----- GIVEN INFORMATION -----
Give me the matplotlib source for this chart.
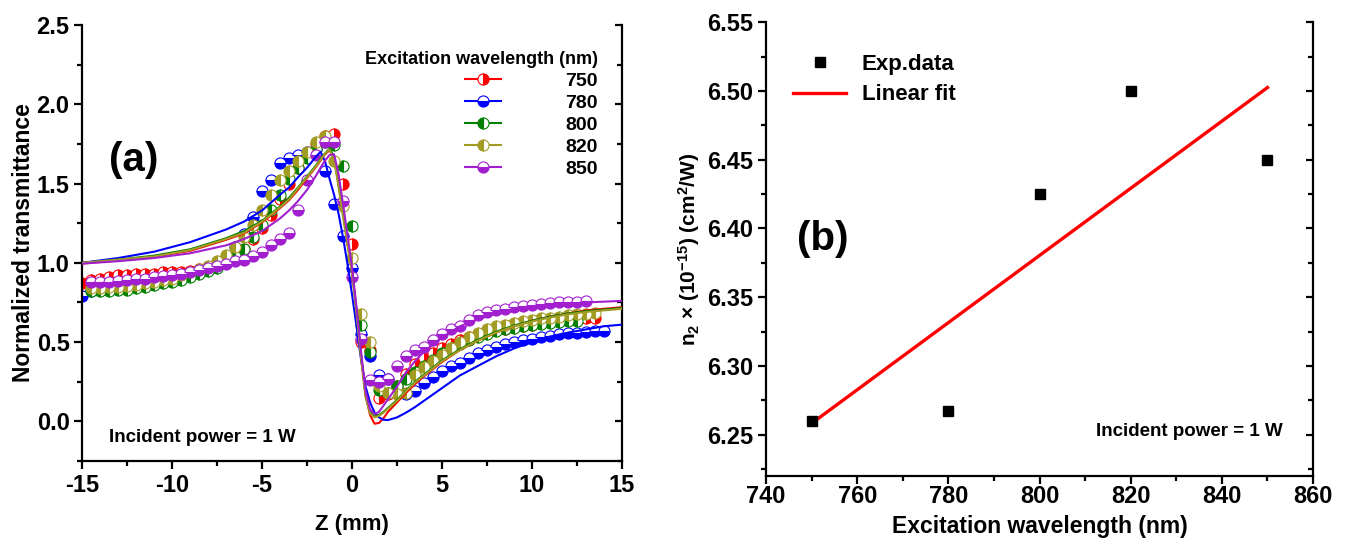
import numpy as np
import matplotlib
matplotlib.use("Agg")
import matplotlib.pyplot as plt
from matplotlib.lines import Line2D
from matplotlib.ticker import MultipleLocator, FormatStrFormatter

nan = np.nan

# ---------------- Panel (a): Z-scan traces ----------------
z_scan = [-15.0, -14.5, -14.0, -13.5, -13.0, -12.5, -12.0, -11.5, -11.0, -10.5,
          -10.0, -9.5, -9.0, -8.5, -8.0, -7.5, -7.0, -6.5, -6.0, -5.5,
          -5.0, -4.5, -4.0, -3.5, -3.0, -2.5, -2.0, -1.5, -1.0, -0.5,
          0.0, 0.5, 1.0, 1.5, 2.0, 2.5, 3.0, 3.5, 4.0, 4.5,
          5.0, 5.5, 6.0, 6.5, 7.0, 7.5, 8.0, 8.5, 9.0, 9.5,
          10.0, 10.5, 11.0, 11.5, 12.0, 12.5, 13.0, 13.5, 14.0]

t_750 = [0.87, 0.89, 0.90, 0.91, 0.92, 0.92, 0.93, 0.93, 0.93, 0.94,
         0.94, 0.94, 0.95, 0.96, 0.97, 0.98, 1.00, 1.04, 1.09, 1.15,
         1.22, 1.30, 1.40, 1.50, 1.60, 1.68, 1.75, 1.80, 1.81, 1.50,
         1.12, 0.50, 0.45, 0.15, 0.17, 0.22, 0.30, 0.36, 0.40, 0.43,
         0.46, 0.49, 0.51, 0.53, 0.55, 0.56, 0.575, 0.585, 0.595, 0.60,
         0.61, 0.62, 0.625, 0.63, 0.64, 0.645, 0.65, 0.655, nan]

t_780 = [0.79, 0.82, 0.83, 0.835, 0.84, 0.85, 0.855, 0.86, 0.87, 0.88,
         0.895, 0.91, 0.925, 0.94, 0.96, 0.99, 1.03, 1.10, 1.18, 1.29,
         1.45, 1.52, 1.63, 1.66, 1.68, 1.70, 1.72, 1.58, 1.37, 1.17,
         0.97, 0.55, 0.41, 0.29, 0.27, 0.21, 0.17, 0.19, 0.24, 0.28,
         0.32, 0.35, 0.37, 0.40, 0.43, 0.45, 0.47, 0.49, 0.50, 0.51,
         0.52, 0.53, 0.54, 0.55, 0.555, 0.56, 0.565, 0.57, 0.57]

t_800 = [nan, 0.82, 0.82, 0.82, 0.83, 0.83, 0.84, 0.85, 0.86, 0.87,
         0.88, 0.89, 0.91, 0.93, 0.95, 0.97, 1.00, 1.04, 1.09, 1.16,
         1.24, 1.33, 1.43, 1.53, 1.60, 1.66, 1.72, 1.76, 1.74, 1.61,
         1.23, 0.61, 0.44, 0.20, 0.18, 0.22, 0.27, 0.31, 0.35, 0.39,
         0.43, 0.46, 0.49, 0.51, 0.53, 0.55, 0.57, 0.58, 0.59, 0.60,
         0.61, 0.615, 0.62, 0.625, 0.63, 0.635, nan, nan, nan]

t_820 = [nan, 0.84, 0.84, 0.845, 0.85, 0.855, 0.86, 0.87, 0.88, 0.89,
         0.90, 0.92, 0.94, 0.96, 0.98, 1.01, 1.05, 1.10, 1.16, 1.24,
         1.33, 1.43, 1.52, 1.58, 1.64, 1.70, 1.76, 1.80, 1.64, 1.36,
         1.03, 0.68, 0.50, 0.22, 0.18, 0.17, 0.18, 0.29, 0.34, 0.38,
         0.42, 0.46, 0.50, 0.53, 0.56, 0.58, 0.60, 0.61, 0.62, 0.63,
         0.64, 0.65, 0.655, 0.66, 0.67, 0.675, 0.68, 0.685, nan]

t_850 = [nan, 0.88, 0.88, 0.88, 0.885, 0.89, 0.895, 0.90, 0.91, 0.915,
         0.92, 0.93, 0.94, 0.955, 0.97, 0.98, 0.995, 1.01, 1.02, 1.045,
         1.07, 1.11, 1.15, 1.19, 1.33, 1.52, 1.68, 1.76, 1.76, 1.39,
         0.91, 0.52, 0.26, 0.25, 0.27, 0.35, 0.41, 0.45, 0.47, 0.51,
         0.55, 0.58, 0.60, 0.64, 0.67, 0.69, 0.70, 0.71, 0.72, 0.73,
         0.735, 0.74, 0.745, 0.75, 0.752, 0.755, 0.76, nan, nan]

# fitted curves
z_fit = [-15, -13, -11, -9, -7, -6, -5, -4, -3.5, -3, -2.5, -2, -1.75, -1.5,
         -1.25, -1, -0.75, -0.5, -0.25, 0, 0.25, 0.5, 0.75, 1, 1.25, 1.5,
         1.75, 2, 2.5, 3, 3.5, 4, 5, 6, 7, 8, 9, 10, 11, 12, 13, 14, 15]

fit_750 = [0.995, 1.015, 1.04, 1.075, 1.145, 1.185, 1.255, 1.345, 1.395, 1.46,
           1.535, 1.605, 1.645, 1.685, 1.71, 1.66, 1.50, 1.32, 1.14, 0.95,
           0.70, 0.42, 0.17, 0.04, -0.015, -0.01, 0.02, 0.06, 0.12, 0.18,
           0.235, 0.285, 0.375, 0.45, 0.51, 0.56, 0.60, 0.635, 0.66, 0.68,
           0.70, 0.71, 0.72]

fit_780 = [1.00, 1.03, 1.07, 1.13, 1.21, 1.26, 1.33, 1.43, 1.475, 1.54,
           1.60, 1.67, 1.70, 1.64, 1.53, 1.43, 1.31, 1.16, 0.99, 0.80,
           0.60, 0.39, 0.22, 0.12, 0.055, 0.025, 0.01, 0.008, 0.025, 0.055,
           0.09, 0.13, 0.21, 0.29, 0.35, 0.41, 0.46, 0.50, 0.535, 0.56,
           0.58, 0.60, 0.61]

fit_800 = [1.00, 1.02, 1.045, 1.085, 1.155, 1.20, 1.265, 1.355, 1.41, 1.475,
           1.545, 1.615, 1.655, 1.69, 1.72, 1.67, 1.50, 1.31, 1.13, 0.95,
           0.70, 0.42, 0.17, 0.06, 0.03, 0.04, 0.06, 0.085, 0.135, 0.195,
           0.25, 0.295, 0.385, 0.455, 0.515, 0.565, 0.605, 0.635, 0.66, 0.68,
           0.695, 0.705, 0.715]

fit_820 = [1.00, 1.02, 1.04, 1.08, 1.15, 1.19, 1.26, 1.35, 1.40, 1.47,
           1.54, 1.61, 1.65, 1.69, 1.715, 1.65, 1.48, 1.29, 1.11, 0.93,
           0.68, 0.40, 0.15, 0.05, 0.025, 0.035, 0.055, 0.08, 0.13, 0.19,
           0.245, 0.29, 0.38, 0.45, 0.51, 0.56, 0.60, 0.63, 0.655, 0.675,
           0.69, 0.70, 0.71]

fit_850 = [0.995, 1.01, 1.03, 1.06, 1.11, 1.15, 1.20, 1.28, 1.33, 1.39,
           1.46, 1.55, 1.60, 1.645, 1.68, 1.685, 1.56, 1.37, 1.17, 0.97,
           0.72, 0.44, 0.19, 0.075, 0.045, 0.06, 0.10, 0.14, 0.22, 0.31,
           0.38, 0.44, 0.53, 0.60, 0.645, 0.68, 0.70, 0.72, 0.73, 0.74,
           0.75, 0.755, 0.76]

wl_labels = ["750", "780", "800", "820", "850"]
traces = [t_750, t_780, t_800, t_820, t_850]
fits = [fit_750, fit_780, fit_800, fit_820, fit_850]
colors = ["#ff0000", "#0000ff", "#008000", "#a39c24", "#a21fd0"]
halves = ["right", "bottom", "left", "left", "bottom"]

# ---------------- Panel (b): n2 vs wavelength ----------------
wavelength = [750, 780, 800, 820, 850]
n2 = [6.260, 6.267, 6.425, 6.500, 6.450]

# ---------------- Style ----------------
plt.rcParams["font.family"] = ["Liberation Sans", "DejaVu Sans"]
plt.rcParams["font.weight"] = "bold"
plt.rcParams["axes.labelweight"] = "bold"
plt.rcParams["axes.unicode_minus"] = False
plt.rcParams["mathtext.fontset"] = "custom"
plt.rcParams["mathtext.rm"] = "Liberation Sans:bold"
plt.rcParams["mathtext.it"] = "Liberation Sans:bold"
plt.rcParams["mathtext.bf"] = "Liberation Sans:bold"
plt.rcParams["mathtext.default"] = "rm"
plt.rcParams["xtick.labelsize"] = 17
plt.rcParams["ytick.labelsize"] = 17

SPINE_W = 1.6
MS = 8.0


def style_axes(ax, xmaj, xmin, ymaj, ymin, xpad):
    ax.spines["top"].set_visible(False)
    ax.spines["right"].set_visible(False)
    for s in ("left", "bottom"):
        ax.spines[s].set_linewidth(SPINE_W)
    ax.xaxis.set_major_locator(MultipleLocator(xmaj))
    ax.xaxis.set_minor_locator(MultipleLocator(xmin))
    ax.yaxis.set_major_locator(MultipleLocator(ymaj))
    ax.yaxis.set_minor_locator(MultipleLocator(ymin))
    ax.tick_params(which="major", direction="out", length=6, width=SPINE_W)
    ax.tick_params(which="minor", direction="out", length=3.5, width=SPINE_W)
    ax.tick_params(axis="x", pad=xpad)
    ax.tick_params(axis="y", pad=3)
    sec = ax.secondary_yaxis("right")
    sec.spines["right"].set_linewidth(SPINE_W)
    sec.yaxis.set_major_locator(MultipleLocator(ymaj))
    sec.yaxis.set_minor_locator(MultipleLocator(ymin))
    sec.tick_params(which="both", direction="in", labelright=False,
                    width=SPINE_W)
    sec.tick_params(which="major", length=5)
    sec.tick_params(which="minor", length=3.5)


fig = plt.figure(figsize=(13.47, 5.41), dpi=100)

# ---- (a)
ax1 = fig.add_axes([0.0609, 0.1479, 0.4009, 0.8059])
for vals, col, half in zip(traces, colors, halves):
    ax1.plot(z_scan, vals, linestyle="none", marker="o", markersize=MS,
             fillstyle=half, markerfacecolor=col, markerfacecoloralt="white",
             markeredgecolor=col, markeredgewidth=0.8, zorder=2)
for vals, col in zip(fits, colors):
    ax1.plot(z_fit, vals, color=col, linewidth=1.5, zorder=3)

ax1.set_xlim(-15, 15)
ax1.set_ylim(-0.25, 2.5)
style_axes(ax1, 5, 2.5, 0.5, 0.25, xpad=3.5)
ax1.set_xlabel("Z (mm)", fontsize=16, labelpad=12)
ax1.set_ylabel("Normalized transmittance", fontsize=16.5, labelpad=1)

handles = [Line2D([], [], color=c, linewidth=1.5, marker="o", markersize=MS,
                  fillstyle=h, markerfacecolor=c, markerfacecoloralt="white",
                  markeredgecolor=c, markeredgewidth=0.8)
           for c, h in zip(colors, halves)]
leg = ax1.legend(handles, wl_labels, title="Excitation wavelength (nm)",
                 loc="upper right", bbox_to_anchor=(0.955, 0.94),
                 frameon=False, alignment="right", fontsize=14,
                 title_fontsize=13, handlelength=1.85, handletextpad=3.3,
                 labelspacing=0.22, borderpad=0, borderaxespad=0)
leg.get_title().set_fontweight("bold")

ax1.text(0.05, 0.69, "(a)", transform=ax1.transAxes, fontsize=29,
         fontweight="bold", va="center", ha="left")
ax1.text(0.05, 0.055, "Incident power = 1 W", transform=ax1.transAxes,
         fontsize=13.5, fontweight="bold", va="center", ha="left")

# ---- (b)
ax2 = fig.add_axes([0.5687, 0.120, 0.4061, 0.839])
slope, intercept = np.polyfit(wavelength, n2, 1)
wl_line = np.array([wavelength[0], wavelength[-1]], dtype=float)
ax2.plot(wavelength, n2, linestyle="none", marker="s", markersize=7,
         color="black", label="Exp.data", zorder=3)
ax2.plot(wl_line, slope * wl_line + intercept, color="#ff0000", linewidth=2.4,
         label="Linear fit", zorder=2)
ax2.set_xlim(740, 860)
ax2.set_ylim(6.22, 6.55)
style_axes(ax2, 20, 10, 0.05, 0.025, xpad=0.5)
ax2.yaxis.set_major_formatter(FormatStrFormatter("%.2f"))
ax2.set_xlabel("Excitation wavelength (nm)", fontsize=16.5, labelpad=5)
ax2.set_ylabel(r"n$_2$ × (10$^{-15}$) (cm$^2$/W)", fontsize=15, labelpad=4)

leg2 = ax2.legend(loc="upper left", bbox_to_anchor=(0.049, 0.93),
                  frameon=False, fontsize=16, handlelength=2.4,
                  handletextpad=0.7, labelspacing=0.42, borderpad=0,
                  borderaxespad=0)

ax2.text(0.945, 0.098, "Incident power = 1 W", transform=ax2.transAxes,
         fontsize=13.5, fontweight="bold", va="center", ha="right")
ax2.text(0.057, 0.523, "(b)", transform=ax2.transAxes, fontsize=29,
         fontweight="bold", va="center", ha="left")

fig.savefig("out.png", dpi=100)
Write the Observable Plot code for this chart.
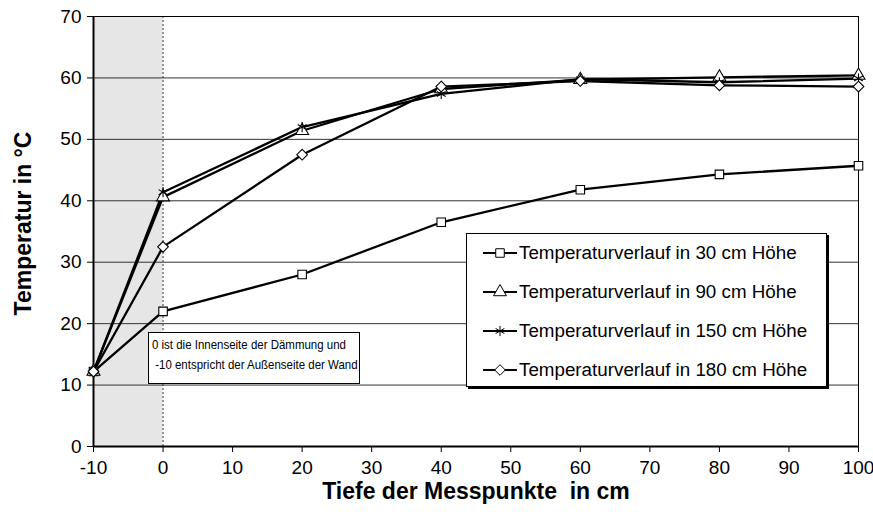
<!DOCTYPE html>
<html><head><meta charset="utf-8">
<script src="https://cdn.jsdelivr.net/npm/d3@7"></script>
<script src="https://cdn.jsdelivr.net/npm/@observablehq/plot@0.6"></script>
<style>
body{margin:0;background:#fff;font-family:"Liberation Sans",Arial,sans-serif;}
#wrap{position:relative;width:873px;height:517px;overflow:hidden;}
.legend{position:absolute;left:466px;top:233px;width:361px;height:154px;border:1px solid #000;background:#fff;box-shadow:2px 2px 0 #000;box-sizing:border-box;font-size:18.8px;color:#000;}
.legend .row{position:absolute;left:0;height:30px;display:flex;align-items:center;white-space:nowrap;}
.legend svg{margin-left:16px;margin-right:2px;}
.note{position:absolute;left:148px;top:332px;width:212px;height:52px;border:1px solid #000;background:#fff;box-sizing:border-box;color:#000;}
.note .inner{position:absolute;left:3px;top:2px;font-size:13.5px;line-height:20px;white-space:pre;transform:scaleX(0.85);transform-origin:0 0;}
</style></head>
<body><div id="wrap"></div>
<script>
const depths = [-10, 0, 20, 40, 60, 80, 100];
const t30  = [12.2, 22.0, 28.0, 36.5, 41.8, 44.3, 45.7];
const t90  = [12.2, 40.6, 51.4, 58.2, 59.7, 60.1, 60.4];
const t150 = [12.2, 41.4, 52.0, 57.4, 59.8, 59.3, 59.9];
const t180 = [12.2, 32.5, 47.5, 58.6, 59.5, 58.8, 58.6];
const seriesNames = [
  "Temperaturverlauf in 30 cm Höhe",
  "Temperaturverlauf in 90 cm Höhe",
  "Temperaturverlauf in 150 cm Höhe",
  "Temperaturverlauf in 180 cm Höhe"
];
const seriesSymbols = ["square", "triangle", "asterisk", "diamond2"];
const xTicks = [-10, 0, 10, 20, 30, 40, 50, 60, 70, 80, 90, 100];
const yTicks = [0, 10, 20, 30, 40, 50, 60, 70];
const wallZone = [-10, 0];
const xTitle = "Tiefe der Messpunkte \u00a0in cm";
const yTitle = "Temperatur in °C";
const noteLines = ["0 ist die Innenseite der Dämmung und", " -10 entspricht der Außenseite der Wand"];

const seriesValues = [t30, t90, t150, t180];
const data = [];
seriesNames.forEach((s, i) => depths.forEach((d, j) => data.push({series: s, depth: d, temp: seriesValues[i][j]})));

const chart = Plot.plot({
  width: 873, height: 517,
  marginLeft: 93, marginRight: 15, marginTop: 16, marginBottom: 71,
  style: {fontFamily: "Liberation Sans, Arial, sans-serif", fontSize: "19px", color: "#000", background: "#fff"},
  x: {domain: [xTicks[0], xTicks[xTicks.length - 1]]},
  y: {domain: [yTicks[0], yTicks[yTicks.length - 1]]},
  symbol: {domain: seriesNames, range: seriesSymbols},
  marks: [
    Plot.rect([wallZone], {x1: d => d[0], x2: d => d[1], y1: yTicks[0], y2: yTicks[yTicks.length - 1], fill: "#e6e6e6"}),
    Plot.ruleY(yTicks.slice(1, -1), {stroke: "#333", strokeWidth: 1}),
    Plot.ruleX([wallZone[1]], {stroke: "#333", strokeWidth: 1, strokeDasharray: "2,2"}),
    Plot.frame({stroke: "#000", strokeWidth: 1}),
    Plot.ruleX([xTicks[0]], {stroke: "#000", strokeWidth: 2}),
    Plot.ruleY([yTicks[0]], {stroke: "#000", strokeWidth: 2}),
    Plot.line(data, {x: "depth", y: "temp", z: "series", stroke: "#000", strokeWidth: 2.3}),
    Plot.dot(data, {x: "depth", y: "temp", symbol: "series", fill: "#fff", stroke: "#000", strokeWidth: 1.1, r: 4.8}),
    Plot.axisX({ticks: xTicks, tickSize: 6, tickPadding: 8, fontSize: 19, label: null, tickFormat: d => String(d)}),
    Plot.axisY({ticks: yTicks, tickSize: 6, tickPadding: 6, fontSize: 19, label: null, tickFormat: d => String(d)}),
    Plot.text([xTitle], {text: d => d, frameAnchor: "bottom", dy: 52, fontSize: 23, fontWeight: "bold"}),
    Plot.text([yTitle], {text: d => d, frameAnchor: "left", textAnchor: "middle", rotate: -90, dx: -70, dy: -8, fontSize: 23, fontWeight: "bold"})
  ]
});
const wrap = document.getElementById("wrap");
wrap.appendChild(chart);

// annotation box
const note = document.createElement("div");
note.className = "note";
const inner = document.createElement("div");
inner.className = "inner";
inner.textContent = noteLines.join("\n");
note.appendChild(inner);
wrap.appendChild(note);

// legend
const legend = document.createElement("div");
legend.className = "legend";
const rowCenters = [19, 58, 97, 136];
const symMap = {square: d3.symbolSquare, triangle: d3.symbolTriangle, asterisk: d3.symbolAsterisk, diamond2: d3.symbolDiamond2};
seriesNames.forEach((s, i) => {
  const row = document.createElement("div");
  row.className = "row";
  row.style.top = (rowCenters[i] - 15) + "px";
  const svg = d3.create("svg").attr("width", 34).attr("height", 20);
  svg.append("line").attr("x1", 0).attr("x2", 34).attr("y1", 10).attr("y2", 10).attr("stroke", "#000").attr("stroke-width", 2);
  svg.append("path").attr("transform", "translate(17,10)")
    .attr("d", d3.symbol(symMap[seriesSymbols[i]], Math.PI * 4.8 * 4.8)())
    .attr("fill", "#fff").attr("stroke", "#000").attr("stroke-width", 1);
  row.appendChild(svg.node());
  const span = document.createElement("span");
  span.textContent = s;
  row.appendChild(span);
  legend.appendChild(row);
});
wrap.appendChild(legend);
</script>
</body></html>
-----
● REQUEST
Begin at the first line of the material and copy each line exactly through the one containing "10.0, 10.5, 11.0, 11.5, 12.0, 12.5, 13.0, 13.5, 14.0]". Omit pictures.

● RESULT OF THE EXERCISE
Give me the matplotlib source for this chart.
import numpy as np
import matplotlib
matplotlib.use("Agg")
import matplotlib.pyplot as plt
from matplotlib.lines import Line2D
from matplotlib.ticker import MultipleLocator, FormatStrFormatter

nan = np.nan

# ---------------- Panel (a): Z-scan traces ----------------
z_scan = [-15.0, -14.5, -14.0, -13.5, -13.0, -12.5, -12.0, -11.5, -11.0, -10.5,
          -10.0, -9.5, -9.0, -8.5, -8.0, -7.5, -7.0, -6.5, -6.0, -5.5,
          -5.0, -4.5, -4.0, -3.5, -3.0, -2.5, -2.0, -1.5, -1.0, -0.5,
          0.0, 0.5, 1.0, 1.5, 2.0, 2.5, 3.0, 3.5, 4.0, 4.5,
          5.0, 5.5, 6.0, 6.5, 7.0, 7.5, 8.0, 8.5, 9.0, 9.5,
          10.0, 10.5, 11.0, 11.5, 12.0, 12.5, 13.0, 13.5, 14.0]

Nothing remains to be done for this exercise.